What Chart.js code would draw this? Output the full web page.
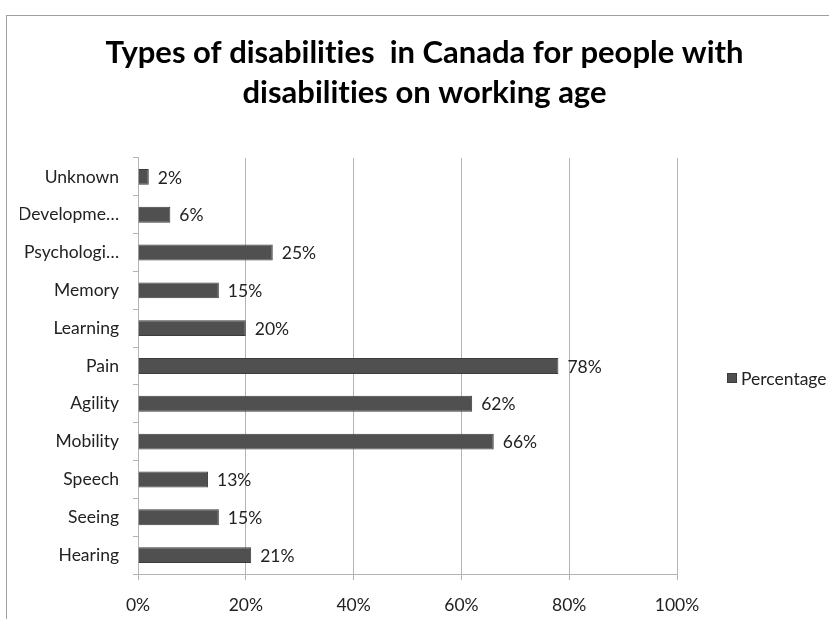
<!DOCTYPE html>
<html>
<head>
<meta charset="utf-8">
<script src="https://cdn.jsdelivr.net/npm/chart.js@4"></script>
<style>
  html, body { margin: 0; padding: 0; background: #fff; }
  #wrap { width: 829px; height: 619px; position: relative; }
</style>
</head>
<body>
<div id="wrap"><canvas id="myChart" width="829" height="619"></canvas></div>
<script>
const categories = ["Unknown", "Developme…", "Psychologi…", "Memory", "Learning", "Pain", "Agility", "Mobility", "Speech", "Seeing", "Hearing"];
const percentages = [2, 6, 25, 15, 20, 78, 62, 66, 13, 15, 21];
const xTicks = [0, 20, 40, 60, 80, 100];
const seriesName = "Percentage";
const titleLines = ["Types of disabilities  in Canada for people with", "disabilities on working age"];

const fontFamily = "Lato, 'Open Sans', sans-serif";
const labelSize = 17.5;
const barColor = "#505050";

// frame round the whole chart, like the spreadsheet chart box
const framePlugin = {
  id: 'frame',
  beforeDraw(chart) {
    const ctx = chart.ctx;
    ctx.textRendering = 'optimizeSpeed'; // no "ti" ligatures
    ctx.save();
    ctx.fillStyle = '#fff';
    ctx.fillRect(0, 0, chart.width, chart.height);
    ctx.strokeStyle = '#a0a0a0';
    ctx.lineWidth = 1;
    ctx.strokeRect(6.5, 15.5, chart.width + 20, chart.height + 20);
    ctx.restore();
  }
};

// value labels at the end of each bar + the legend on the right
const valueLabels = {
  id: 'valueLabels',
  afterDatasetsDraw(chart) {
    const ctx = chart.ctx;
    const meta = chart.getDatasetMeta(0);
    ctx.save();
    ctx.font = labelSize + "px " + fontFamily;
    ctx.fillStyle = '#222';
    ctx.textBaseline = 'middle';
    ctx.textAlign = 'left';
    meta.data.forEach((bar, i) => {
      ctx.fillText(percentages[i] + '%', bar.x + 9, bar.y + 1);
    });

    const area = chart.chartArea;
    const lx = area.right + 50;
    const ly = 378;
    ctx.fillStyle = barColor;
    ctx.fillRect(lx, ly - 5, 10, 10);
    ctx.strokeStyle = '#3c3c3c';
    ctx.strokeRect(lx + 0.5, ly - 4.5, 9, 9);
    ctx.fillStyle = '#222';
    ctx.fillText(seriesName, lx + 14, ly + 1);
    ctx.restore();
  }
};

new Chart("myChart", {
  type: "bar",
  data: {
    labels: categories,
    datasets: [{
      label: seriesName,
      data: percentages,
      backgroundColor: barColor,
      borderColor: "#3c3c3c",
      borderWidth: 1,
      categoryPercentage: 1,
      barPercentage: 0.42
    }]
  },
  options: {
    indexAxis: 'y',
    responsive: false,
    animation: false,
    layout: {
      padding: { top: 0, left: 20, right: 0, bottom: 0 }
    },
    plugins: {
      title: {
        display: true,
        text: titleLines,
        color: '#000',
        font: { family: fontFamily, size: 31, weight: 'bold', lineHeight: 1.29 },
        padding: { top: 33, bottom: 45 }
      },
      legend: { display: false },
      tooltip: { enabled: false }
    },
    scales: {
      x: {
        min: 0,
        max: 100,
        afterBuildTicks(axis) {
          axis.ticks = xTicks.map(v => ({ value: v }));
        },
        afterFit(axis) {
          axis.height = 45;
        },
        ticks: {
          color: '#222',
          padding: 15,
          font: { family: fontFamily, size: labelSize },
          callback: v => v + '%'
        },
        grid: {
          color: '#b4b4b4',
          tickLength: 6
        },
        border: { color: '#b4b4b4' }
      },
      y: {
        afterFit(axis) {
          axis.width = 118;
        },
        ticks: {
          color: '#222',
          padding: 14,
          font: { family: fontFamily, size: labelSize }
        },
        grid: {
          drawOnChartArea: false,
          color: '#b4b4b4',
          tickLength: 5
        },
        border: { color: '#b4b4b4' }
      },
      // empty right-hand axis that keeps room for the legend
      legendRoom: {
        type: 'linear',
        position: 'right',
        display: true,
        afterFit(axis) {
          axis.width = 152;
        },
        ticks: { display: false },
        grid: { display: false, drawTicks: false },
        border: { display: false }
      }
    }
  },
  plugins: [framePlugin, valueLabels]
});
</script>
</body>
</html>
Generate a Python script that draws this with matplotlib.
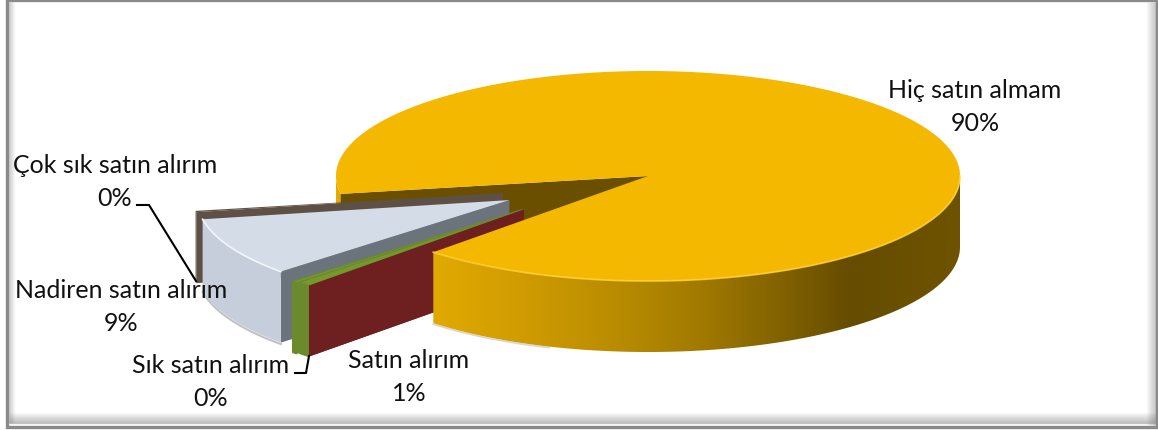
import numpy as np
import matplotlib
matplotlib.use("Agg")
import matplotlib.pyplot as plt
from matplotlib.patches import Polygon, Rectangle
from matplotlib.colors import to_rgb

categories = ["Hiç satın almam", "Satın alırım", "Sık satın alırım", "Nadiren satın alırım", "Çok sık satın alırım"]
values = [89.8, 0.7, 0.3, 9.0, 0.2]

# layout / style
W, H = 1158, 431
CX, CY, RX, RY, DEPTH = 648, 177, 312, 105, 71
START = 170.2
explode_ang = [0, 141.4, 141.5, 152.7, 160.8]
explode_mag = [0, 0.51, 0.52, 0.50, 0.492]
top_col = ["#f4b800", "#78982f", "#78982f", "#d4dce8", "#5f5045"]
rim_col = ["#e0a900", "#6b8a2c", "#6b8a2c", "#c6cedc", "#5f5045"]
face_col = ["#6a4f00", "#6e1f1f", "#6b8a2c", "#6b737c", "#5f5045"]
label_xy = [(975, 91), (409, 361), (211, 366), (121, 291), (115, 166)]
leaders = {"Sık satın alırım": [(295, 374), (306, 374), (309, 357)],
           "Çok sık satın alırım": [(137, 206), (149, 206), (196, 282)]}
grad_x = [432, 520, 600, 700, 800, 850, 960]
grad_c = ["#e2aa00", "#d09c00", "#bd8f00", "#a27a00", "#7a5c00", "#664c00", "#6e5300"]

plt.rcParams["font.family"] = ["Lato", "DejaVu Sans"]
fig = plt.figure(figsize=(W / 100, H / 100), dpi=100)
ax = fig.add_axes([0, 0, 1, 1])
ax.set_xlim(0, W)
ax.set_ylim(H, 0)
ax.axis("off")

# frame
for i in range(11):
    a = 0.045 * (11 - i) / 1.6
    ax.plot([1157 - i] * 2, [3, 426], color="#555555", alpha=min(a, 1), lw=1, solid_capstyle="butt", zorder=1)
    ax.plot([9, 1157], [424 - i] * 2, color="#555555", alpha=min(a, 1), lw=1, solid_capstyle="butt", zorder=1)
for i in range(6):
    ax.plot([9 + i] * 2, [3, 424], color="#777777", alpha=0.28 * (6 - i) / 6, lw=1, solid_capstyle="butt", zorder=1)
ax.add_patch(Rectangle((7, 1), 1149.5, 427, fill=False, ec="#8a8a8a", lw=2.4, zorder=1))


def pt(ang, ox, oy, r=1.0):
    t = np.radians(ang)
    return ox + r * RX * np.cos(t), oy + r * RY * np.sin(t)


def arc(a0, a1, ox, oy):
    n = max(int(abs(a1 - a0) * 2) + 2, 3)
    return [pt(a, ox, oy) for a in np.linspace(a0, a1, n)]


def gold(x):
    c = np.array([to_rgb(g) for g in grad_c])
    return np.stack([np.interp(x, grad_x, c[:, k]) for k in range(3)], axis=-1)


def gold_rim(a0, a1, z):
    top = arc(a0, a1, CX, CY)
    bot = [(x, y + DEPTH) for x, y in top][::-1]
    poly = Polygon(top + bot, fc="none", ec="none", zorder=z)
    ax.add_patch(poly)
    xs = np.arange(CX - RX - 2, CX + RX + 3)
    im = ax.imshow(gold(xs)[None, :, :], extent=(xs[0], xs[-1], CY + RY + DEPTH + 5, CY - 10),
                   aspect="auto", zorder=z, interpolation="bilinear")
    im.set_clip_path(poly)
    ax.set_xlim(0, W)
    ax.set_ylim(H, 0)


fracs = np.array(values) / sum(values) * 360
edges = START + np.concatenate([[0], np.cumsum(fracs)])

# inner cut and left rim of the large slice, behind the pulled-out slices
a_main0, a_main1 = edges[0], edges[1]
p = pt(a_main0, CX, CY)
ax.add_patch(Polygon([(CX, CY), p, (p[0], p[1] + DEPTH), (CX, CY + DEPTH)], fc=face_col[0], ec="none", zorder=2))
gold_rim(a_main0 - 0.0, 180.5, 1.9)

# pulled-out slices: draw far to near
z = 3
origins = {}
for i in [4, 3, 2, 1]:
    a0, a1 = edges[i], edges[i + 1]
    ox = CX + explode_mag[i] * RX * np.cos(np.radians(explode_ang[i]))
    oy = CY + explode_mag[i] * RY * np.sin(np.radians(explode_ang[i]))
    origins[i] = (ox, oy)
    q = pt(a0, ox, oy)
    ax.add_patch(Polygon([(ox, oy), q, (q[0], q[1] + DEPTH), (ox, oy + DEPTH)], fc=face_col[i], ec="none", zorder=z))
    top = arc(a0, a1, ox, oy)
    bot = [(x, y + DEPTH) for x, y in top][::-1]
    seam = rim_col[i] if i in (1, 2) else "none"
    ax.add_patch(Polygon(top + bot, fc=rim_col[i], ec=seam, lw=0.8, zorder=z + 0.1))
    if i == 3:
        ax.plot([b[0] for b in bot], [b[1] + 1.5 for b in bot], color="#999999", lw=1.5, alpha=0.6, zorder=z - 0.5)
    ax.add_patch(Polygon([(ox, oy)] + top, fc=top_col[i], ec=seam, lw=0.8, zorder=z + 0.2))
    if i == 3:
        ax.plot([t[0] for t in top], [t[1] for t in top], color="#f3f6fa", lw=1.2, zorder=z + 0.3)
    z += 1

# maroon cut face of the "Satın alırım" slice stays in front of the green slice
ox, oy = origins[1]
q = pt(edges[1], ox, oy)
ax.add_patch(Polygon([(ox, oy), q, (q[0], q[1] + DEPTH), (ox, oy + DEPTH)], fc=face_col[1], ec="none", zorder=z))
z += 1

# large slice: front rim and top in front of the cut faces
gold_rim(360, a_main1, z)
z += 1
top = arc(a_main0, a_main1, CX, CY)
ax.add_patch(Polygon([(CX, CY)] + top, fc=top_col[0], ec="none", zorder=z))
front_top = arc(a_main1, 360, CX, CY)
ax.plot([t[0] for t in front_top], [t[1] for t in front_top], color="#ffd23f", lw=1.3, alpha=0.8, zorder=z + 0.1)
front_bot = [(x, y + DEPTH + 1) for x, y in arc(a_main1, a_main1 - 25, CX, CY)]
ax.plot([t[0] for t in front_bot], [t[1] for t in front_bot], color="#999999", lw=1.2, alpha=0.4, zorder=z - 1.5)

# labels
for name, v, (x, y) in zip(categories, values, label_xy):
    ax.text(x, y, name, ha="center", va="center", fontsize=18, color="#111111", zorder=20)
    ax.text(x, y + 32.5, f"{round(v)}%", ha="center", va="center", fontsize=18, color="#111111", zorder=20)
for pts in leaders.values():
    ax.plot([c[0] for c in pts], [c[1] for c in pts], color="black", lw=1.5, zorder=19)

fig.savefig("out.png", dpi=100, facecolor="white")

########

• [Exercise prompt] Could you quote, word for word, only the lines from the one containing "Generate a Python" through the one containing "values = [89.8, 0.7, 0.3, 9.0, 0.2]", both included, and leave out any pictures?

• [Exercise result]
Generate a Python script that draws this with matplotlib.
import numpy as np
import matplotlib
matplotlib.use("Agg")
import matplotlib.pyplot as plt
from matplotlib.patches import Polygon, Rectangle
from matplotlib.colors import to_rgb

categories = ["Hiç satın almam", "Satın alırım", "Sık satın alırım", "Nadiren satın alırım", "Çok sık satın alırım"]
values = [89.8, 0.7, 0.3, 9.0, 0.2]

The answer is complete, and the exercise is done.